begin Given data

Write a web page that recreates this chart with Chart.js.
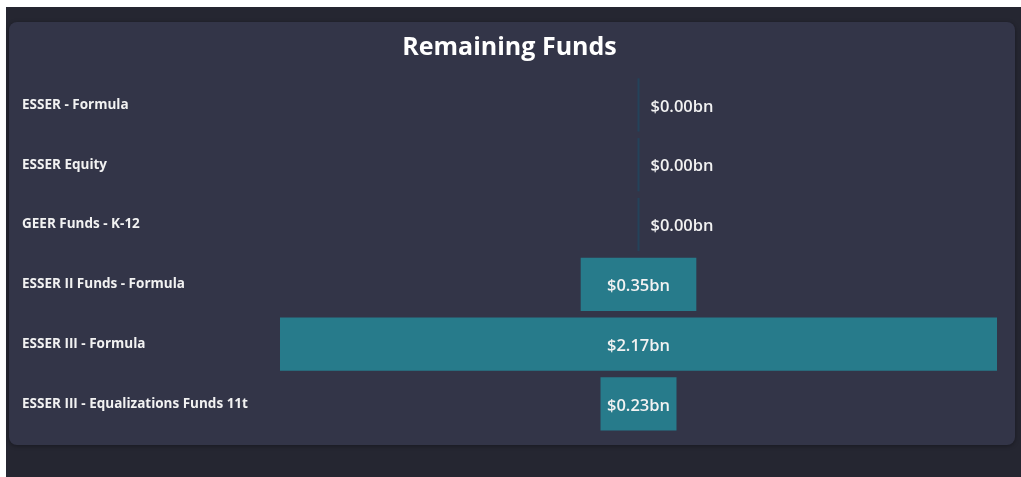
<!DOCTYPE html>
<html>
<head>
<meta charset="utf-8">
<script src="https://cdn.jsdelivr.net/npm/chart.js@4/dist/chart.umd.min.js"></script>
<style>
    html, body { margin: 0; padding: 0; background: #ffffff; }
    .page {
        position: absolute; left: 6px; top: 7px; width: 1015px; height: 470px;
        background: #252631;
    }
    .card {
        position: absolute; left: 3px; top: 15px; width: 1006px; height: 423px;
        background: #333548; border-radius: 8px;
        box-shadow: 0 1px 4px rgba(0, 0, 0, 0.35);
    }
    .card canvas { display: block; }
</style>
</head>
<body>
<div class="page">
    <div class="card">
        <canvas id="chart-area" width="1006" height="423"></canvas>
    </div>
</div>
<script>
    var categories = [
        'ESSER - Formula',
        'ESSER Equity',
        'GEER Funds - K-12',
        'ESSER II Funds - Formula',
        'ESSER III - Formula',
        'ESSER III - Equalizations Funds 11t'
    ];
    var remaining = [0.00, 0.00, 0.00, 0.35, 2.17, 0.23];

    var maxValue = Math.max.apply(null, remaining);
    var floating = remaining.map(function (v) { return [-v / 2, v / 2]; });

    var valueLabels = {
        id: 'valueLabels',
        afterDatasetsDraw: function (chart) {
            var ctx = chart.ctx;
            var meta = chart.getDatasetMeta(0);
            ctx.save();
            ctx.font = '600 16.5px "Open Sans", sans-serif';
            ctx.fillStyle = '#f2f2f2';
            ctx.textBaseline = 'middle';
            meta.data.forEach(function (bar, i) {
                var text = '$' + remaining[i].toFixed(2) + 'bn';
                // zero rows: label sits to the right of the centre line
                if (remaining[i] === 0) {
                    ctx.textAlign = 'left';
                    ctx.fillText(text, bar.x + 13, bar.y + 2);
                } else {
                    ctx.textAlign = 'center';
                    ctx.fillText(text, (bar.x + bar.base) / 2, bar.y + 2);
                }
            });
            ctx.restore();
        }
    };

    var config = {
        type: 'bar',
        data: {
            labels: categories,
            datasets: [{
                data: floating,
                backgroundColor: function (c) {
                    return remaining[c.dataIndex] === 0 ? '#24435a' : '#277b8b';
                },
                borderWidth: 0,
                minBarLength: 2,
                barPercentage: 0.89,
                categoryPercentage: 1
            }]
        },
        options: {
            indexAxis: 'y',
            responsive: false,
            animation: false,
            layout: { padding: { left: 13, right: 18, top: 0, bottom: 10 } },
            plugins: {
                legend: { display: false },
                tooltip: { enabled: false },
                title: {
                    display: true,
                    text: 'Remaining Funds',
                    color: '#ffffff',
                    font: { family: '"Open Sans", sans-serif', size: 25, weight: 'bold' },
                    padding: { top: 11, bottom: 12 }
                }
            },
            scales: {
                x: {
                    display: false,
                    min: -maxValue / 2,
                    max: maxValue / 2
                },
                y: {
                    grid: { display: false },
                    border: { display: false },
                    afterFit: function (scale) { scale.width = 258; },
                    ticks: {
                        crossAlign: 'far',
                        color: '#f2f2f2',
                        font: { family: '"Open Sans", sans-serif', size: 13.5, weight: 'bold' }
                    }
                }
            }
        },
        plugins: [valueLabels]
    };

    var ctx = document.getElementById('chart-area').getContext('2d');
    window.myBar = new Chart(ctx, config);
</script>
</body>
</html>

end Given data

## Problem
Output exactly the span of lines from the top of the listing through the line holding "var floating = remaining.map(function", and leave every picture out.

## Exercise output
Write a web page that recreates this chart with Chart.js.
<!DOCTYPE html>
<html>
<head>
<meta charset="utf-8">
<script src="https://cdn.jsdelivr.net/npm/chart.js@4/dist/chart.umd.min.js"></script>
<style>
    html, body { margin: 0; padding: 0; background: #ffffff; }
    .page {
        position: absolute; left: 6px; top: 7px; width: 1015px; height: 470px;
        background: #252631;
    }
    .card {
        position: absolute; left: 3px; top: 15px; width: 1006px; height: 423px;
        background: #333548; border-radius: 8px;
        box-shadow: 0 1px 4px rgba(0, 0, 0, 0.35);
    }
    .card canvas { display: block; }
</style>
</head>
<body>
<div class="page">
    <div class="card">
        <canvas id="chart-area" width="1006" height="423"></canvas>
    </div>
</div>
<script>
    var categories = [
        'ESSER - Formula',
        'ESSER Equity',
        'GEER Funds - K-12',
        'ESSER II Funds - Formula',
        'ESSER III - Formula',
        'ESSER III - Equalizations Funds 11t'
    ];
    var remaining = [0.00, 0.00, 0.00, 0.35, 2.17, 0.23];

    var maxValue = Math.max.apply(null, remaining);
    var floating = remaining.map(function (v) { return [-v / 2, v / 2]; });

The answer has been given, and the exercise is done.